**Exercise goal**. Can you output, word for word, the lines between the one holding "Give me the matplotlib source for this chart." and the one holding "plt.rcParams['font.family'] = ['Liberation", inclusive, leaving out any pictures?

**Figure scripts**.
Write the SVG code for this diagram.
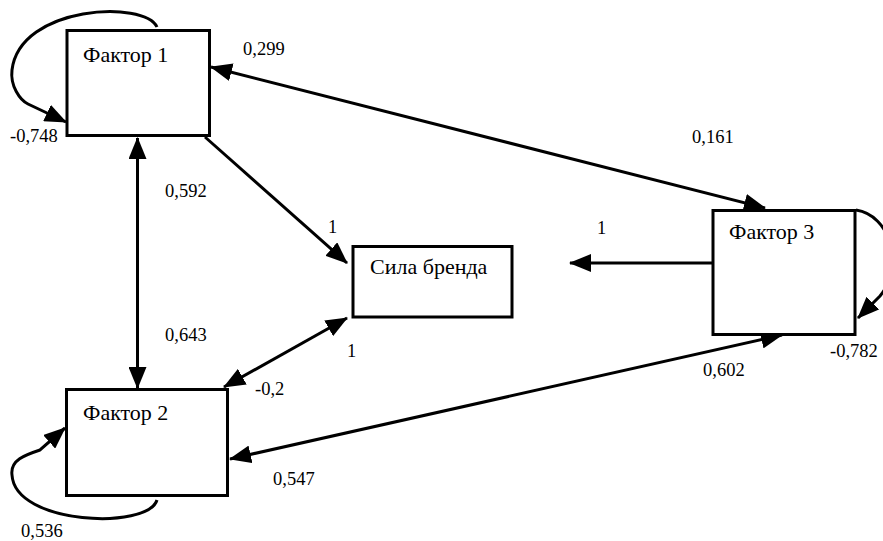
<svg xmlns="http://www.w3.org/2000/svg" width="883" height="541" viewBox="0 0 883 541">
<style>
.box{fill:#fff;stroke:#000;stroke-width:3}
.ln{fill:none;stroke:#000;stroke-width:3}
.nt{font-family:"Liberation Serif","Times New Roman",serif;font-size:22px;fill:#000}
.lb{font-family:"Liberation Serif","Times New Roman",serif;font-size:18.5px;fill:#000}
</style>
<defs>
<marker id="ah" markerUnits="userSpaceOnUse" markerWidth="22" markerHeight="18" refX="21" refY="9" orient="auto-start-reverse">
<path d="M0,0 L22,9 L0,18 z" fill="#000"/>
</marker>
</defs>
<rect width="883" height="541" fill="#fff"/>
<g id="connectors">
<line class="ln" x1="211" y1="67" x2="765" y2="208" marker-start="url(#ah)" marker-end="url(#ah)"/>
<line class="ln" x1="205" y1="137" x2="347" y2="263" marker-end="url(#ah)"/>
<line class="ln" x1="712" y1="263" x2="570" y2="263" marker-end="url(#ah)"/>
<line class="ln" x1="137.5" y1="138" x2="137.5" y2="388" marker-start="url(#ah)" marker-end="url(#ah)"/>
<line class="ln" x1="347" y1="318" x2="224" y2="387" marker-start="url(#ah)" marker-end="url(#ah)"/>
<line class="ln" x1="782" y1="335" x2="230" y2="459" marker-start="url(#ah)" marker-end="url(#ah)"/>
<path class="ln" d="M157,27 C145,0 20,5 12,70 C10,86 20,100 28,104 L66,122" marker-end="url(#ah)"/>
<path class="ln" d="M157,500 C148,530 15,525 12,475 C10,460 25,455 40,450 L65,428" marker-end="url(#ah)"/>
<path class="ln" d="M856,210 C890,215 905,265 880,296 L858,318" marker-end="url(#ah)"/>
</g>
<g id="factor1">
<rect class="box" x="67" y="30.5" width="142.5" height="105"/>
<text class="nt" x="83" y="62">Фактор 1</text>
</g>
<g id="factor2">
<rect class="box" x="66.5" y="389.5" width="161" height="106"/>
<text class="nt" x="83" y="420">Фактор 2</text>
</g>
<g id="factor3">
<rect class="box" x="713" y="210.5" width="142" height="124"/>
<text class="nt" x="729" y="239">Фактор 3</text>
</g>
<g id="brand">
<rect class="box" x="353" y="246.5" width="159" height="70.5"/>
<text class="nt" x="370" y="274">Сила бренда</text>
</g>
<g id="labels">
<text class="lb" x="243" y="55">0,299</text>
<text class="lb" x="10" y="142">-0,748</text>
<text class="lb" x="692" y="143">0,161</text>
<text class="lb" x="165" y="197">0,592</text>
<text class="lb" x="328" y="233">1</text>
<text class="lb" x="597" y="234">1</text>
<text class="lb" x="165" y="341">0,643</text>
<text class="lb" x="347" y="357">1</text>
<text class="lb" x="255" y="395">-0,2</text>
<text class="lb" x="830" y="357">-0,782</text>
<text class="lb" x="703" y="376">0,602</text>
<text class="lb" x="273" y="485">0,547</text>
<text class="lb" x="21" y="537">0,536</text>
</g>
</svg>
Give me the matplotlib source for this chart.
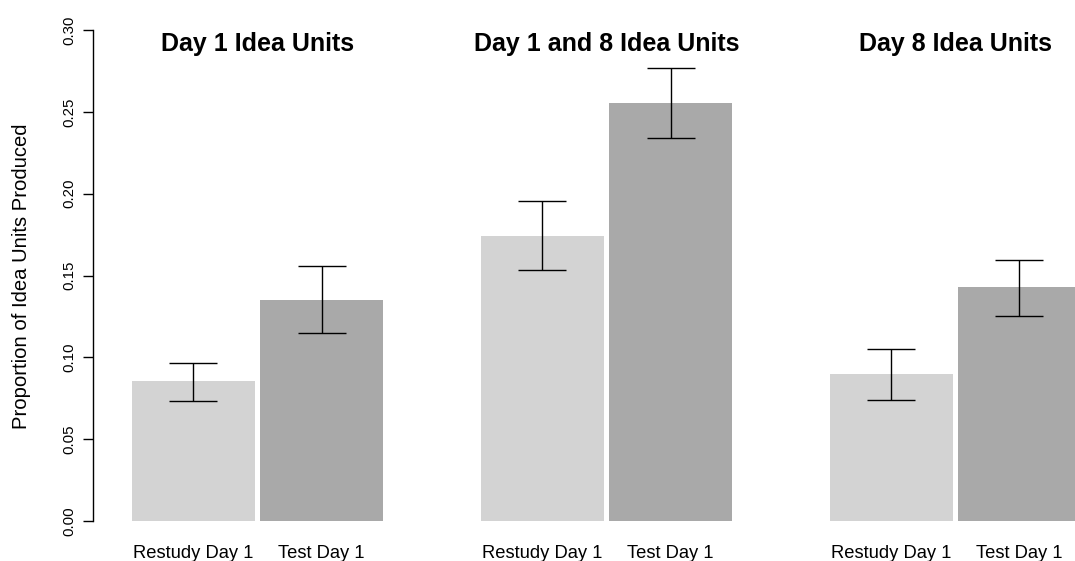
import matplotlib
matplotlib.use('Agg')
import matplotlib.pyplot as plt
import matplotlib.transforms as mtransforms

plt.rcParams['font.family'] = ['Liberation Sans', 'DejaVu Sans']

#Data
group_titles = ['Day 1 Idea Units', 'Day 1 and 8 Idea Units', 'Day 8 Idea Units']
bar_names = ['Restudy Day 1', 'Test Day 1']
restudy_mean = [0.0853, 0.1744, 0.0896]
restudy_low = [0.0735, 0.1532, 0.0738]
restudy_high = [0.0966, 0.1953, 0.1053]
test_mean = [0.1351, 0.2555, 0.1427]
test_low = [0.1150, 0.2343, 0.1254]
test_high = [0.1560, 0.2768, 0.1596]
y_ticks = [0.00, 0.05, 0.10, 0.15, 0.20, 0.25, 0.30]

W, H = 1075, 561
fig = plt.figure(figsize=(W / 100, H / 100), dpi=100)
ax = fig.add_axes([93.3 / W, 40 / H, (W - 93.3) / W, 491 / H])

group_step = 2.843
inner_step = 1.045
x_restudy = [g * group_step for g in range(3)]
x_test = [g * group_step + inner_step for g in range(3)]

ax.bar(x_restudy, restudy_mean, width=1.0, color='#D3D3D3')
ax.bar(x_test, test_mean, width=1.0, color='#A9A9A9')

for xs, m, lo, hi in [(x_restudy, restudy_mean, restudy_low, restudy_high),
                      (x_test, test_mean, test_low, test_high)]:
    yerr = [[mm - l for mm, l in zip(m, lo)], [h - mm for mm, h in zip(m, hi)]]
    ax.errorbar(xs, m, yerr=yerr, fmt='none', ecolor='black',
                elinewidth=1.0, capsize=17.6, capthick=1.0)

ax.set_xlim(-0.8166, 7.1842)
ax.set_ylim(0, 0.30)

for s in ['top', 'right', 'bottom']:
    ax.spines[s].set_visible(False)
ax.spines['left'].set_linewidth(1.0)

ax.set_yticks(y_ticks)
ax.set_yticklabels(['%.2f' % t for t in y_ticks], rotation=90, va='center', fontsize=10.8)
ax.tick_params(axis='y', length=7, width=1.0, pad=5)

xt = []
xl = []
for g in range(3):
    xt += [x_restudy[g], x_test[g]]
    xl += bar_names
ax.set_xticks(xt)
ax.set_xticklabels(xl, fontsize=13.2)
ax.tick_params(axis='x', length=0, pad=17)

fig.text(22 / W, 1 - 276 / H, 'Proportion of Idea Units Produced', rotation=90,
         ha='center', va='center', fontsize=14.6)

trans = mtransforms.blended_transform_factory(ax.transData, fig.transFigure)
for g in range(3):
    cx = (x_restudy[g] + x_test[g]) / 2
    ax.text(cx, 1 - 43.5 / H, group_titles[g], transform=trans, ha='center', va='center',
            fontsize=18, fontweight='bold')

plt.savefig('out.png', dpi=100)
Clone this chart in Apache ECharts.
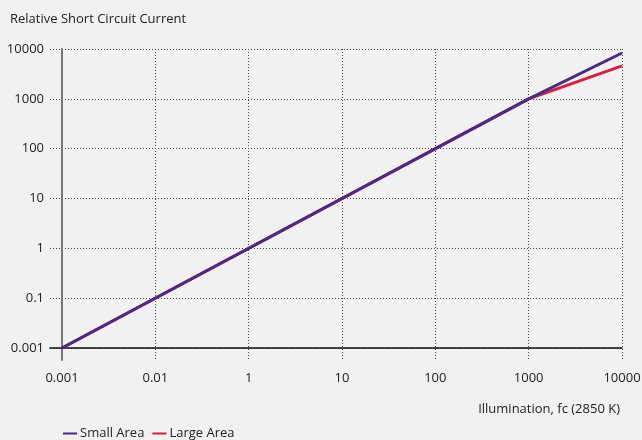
<!DOCTYPE html>
<html>
<head>
<meta charset="utf-8">
<script src="https://cdn.jsdelivr.net/npm/echarts@6/dist/echarts.min.js"></script>
<style>
  html, body { margin: 0; padding: 0; background: #f1f1f1; }
  #main { width: 642px; height: 440px; }
</style>
</head>
<body>
<div id="main"></div>
<script>
// tick labels (evenly spaced decades, as printed on the original)
const xLabels = ['0.001', '0.01', '1', '10', '100', '1000', '10000'];
const yLabels = ['0.001', '0.1', '1', '10', '100', '1000', '10000'];
const tickPos = [0, 1, 2, 3, 4, 5, 6];
// points as [x tick position, y tick position]
const smallArea = [[0, 0], [5, 5], [6, 5.92]];
const largeArea = [[0, 0], [5, 5], [6, 5.66]];

const font = '"Open Sans", sans-serif';
const myChart = echarts.init(document.getElementById('main'));
let option = {
    backgroundColor: '#f1f1f1',
    textStyle: { fontFamily: font },
    title: [
        {
            text: 'Relative Short Circuit Current',
            left: 5, top: 8,
            textStyle: { fontSize: 13, fontWeight: 'normal', color: '#222', fontFamily: font }
        },
        {
            text: 'Illumination, fc (2850 K)',
            right: 17, top: 398,
            textStyle: { fontSize: 13, fontWeight: 'normal', color: '#222', fontFamily: font }
        }
    ],
    legend: {
        left: 58, top: 422,
        icon: 'rect', itemWidth: 14, itemHeight: 2, itemGap: 8,
        data: ['Small Area', 'Large Area'],
        textStyle: { fontSize: 13, color: '#222', fontFamily: font, padding: [0, 0, 0, -2] }
    },
    // grid reaches past the axes so the dotted lines stick out like in the original
    grid: { left: 50, right: 20, top: 49, bottom: 80, containLabel: false, outerBoundsMode: 'none' },
    xAxis: {
        type: 'value', min: -0.1286, max: 6,
        axisLine: { show: true, onZero: true, lineStyle: { color: '#111', width: 1.5 } },
        axisTick: { show: false, customValues: tickPos },
        axisLabel: {
            margin: 12, fontSize: 13, color: '#222',
            customValues: tickPos,
            formatter: v => xLabels[v]
        },
        splitLine: { show: true, lineStyle: { type: [1, 2], color: '#444' } }
    },
    yAxis: {
        type: 'value', min: -0.2408, max: 6,
        axisLine: { show: true, onZero: true, lineStyle: { color: '#777', width: 2 } },
        axisTick: { show: false, customValues: tickPos },
        axisLabel: {
            margin: 6, fontSize: 13, color: '#222',
            customValues: tickPos,
            formatter: v => yLabels[v]
        },
        splitLine: { show: true, lineStyle: { type: [1, 2], color: '#444' } }
    },
    series: [
        {
            name: 'Large Area', type: 'line', data: largeArea,
            symbol: 'none', lineStyle: { width: 3, color: '#d3203f' },
            itemStyle: { color: '#d3203f' }
        },
        {
            name: 'Small Area', type: 'line', data: smallArea,
            symbol: 'none', lineStyle: { width: 3, color: '#4b2a86' },
            itemStyle: { color: '#4b2a86' }
        }
    ]
};
option && myChart.setOption(option);
</script>
</body>
</html>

**Result of the exercise**.
Give me the matplotlib source for this chart.
import matplotlib
matplotlib.use('Agg')
import matplotlib.pyplot as plt
import matplotlib.transforms as mtransforms

plt.rcParams['font.family'] = ['Liberation Sans', 'DejaVu Sans']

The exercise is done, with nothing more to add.